Having these stocks in your portfolio has historically provided large-scale benefits. And although nothing is guaranteed in the future, it is a safe bet these institutions will continue to increase profitability.

How safe are Canadian bank stocks?

The highly regulated Canadian banking market creates massive barriers to entry. This is similar to the Canadian telecom sector.

Most importantly, all 6 Big Banks have diversified product bases, including global banking, global wealth management, small business banking, personal banking, consumer and commercial lending, capital markets, and much more. Not only is their client base focused on Canadian consumers, but institutional clients also.

The Big 5 are incredibly important to the economy in Canada, as are some of the smaller regional players, such as the National Bank of Canada (NA) and Canadian Western Bank (CWB). They deal with wealth management for clients, investment banking, mortgages, personal banking, car loans, and so much more. They are vital to a healthy economy.
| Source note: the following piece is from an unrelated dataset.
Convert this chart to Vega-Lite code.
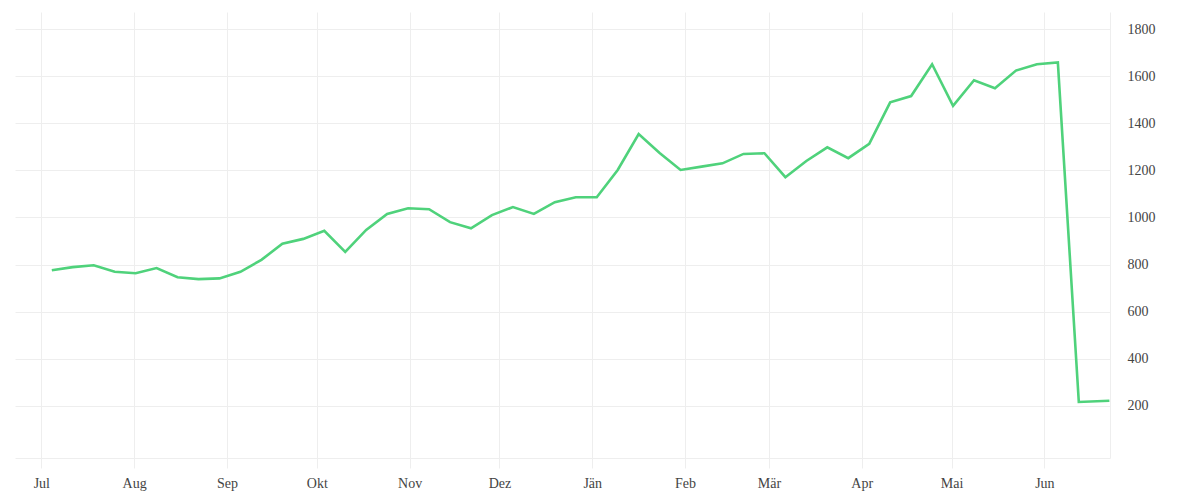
{
  "$schema": "https://vega.github.io/schema/vega-lite/v6.json",
  "autosize": "none",
  "width": 1095,
  "height": 446,
  "padding": {"left": 15, "top": 12, "right": 90, "bottom": 42},
  "background": "white",
  "config": {
    "view": {"stroke": null},
    "font": "Liberation Serif"
  },
  "data": {
    "values": [
      {"date": "2021-07-04T12:00:00", "value": 776},
      {"date": "2021-07-11T12:00:00", "value": 789},
      {"date": "2021-07-18T12:00:00", "value": 797},
      {"date": "2021-07-25T12:00:00", "value": 769},
      {"date": "2021-08-01T12:00:00", "value": 763},
      {"date": "2021-08-08T12:00:00", "value": 785},
      {"date": "2021-08-15T12:00:00", "value": 746},
      {"date": "2021-08-22T12:00:00", "value": 738},
      {"date": "2021-08-29T12:00:00", "value": 741},
      {"date": "2021-09-05T12:00:00", "value": 769},
      {"date": "2021-09-12T12:00:00", "value": 820},
      {"date": "2021-09-19T12:00:00", "value": 888},
      {"date": "2021-09-26T12:00:00", "value": 909},
      {"date": "2021-10-03T12:00:00", "value": 943},
      {"date": "2021-10-10T12:00:00", "value": 854},
      {"date": "2021-10-17T12:00:00", "value": 947},
      {"date": "2021-10-24T12:00:00", "value": 1015},
      {"date": "2021-10-31T12:00:00", "value": 1039},
      {"date": "2021-11-07T12:00:00", "value": 1035},
      {"date": "2021-11-14T12:00:00", "value": 980},
      {"date": "2021-11-21T12:00:00", "value": 954},
      {"date": "2021-11-28T12:00:00", "value": 1010},
      {"date": "2021-12-05T12:00:00", "value": 1044},
      {"date": "2021-12-12T12:00:00", "value": 1015},
      {"date": "2021-12-19T12:00:00", "value": 1065},
      {"date": "2021-12-26T12:00:00", "value": 1086},
      {"date": "2022-01-02T12:00:00", "value": 1086},
      {"date": "2022-01-09T12:00:00", "value": 1202},
      {"date": "2022-01-16T12:00:00", "value": 1354},
      {"date": "2022-01-23T12:00:00", "value": 1274},
      {"date": "2022-01-30T12:00:00", "value": 1202},
      {"date": "2022-02-06T12:00:00", "value": 1216},
      {"date": "2022-02-13T12:00:00", "value": 1230},
      {"date": "2022-02-20T12:00:00", "value": 1270},
      {"date": "2022-02-27T12:00:00", "value": 1273},
      {"date": "2022-03-06T12:00:00", "value": 1171},
      {"date": "2022-03-13T12:00:00", "value": 1240},
      {"date": "2022-03-20T12:00:00", "value": 1298},
      {"date": "2022-03-27T12:00:00", "value": 1252},
      {"date": "2022-04-03T12:00:00", "value": 1313},
      {"date": "2022-04-10T12:00:00", "value": 1489},
      {"date": "2022-04-17T12:00:00", "value": 1516},
      {"date": "2022-04-24T12:00:00", "value": 1651},
      {"date": "2022-05-01T12:00:00", "value": 1474},
      {"date": "2022-05-08T12:00:00", "value": 1583},
      {"date": "2022-05-15T12:00:00", "value": 1549},
      {"date": "2022-05-22T12:00:00", "value": 1624},
      {"date": "2022-05-29T12:00:00", "value": 1651},
      {"date": "2022-06-05T12:00:00", "value": 1659},
      {"date": "2022-06-12T12:00:00", "value": 216},
      {"date": "2022-06-22T17:00:00", "value": 221}
    ]
  },
  "mark": {"type": "line", "color": "#4fd27b", "strokeWidth": 2.6, "clip": true},
  "encoding": {
    "x": {
      "field": "date",
      "type": "temporal",
      "title": null,
      "scale": {
        "domain": [
          {"year": 2021, "month": 6, "date": 22, "hours": 5},
          {"year": 2022, "month": 6, "date": 22, "hours": 22}
        ]
      },
      "axis": {
        "tickCount": {"interval": "month", "step": 1},
        "labelExpr": "['Jän','Feb','Mär','Apr','Mai','Jun','Jul','Aug','Sep','Okt','Nov','Dez'][month(datum.value)]",
        "grid": true,
        "gridColor": "#eeeeee",
        "gridWidth": 1,
        "domain": true,
        "domainColor": "#eeeeee",
        "ticks": true,
        "tickColor": "#eeeeee",
        "tickSize": 10,
        "labelFont": "Liberation Serif",
        "labelFontSize": 14,
        "labelColor": "#444444",
        "labelPadding": 8,
        "labelFlush": false,
        "labelOverlap": false
      }
    },
    "y": {
      "field": "value",
      "type": "quantitative",
      "title": null,
      "scale": {"domain": [-22, 1873], "nice": false, "zero": false},
      "axis": {
        "orient": "right",
        "values": [200, 400, 600, 800, 1000, 1200, 1400, 1600, 1800],
        "format": "d",
        "grid": true,
        "gridColor": "#eeeeee",
        "gridWidth": 1,
        "domain": true,
        "domainColor": "#eeeeee",
        "ticks": false,
        "labelPadding": 17,
        "labelFont": "Liberation Serif",
        "labelFontSize": 14,
        "labelColor": "#444444"
      }
    }
  }
}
A Canadian bank stock can be a cornerstone of one’s portfolio, is low-risk, and provides growth and a steady income to increase your net worth over time.

After weathering the financial crisis better than most all world banks, the banks in Canada were also among the first to reinstate a rising dividend during the COVID-19 pandemic. In fact, the Bank of Montreal has one of the longest consecutive dividend payment streaks in the country, paying dividends since the early 1800s.

Is there an ETF for Canadian bank stocks?

There are a wide variety of ETFs for Canadian bank stocks. If you’re looking for a traditional ETF that holds the Big 6 banks, look at the BMO Equal Weight Banks ETF (ZEB.TO) or Hamilton’s Equal Weight Banking ETF (HEB.TO)

However, if you want an ETF that can provide you with a bit more yield, look to Canadian bank ETFs like BMO Covered Call Canadian Banks ETF (ZWB.TO) or even Canadian Banc Corp (BK.TO).

Which Canadian bank stock pays the highest dividend?

At this point in time, Scotiabank is the highest yielding Canadian bank stock. This title used to be routinely held by Canadian Imperial Bank of Commerce, however due to some significant struggles by Bank of Nova Scotia over the years its price has fallen to the point where it is the highest yielding bank stock.

It is also important to note that TD Bank’s drawdown over the years due to anti-money laundering issues is also resulting in its yield being much higher than historical averages.